JPMorgan Chase’s Dimon Scolds ‘Childish’ Congress For Stalling On COVID-19 Stimulus

Dimon Scolds Congress For Stalling On Stimulus

One of the nation’s most powerful bankers lashed out at Congress on Wednesday (Nov. 18) over the stalled coronavirus relief package, chiding lawmakers for “childish behavior” that has prevented them from brokering a deal.

JPMorgan Chase CEO Jamie Dimon urged federal lawmakers to stop battling over the size of the next pandemic rescue package, despite sizeable dollar differences in the competing plans championed by Democrats and Republicans.

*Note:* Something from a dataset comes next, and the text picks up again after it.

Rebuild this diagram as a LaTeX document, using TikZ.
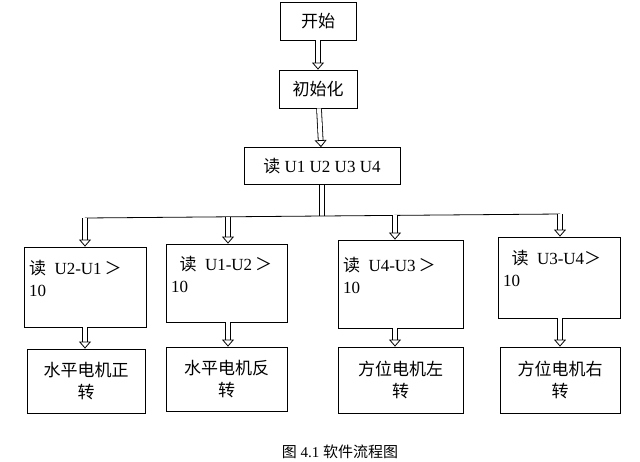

While U.S. Senate Majority Leader Mitch McConnell recently suggested he may be open to a $500 billion package, House Democrats have lobbied for a bill in the $2 trillion range, or four times that, arguing for more expansive measures to help financially beleaguered state and local governments.

But Dimon, in remarks at The New York Times’ DealBook conference, argued that the time has come to get a bill passed, as opposed to holding out for a preferred dollar figure.

“I know now we have this big debate. Is it $2.2 trillion, $1.5 trillion?” Dimon said at the conference, according to CNBC.

“You gotta be kidding me,” Dimon told Andrew Ross Sorkin, the cable news network reported. “I mean, just split the baby and move on. This is childish behavior on the part of our politicians.”

Dimon also noted that the brunt of the coronavirus-driven downturn is being felt by workers at the bottom 20 percent of the income scale, a group that has largely burned through the money received from the first stimulus package in the spring.

“There is a big part of our country that is really struggling … that is what we should be focusing on,” Dimon said, according to CNBC. “It has zero to do with Democrats and Republicans.”

In the view of the J.P. Morgan Chase bank chief, any stimulus package Congress passes should be designed to tide over the country’s economy until mid-2021, when new coronavirus vaccines may finally become available to the wider public.

“Thank God we have these two vaccines coming, thank God,” Dimon said. “Now is the time to not act like it’s over, let’s double down and get through COVID the best we can.”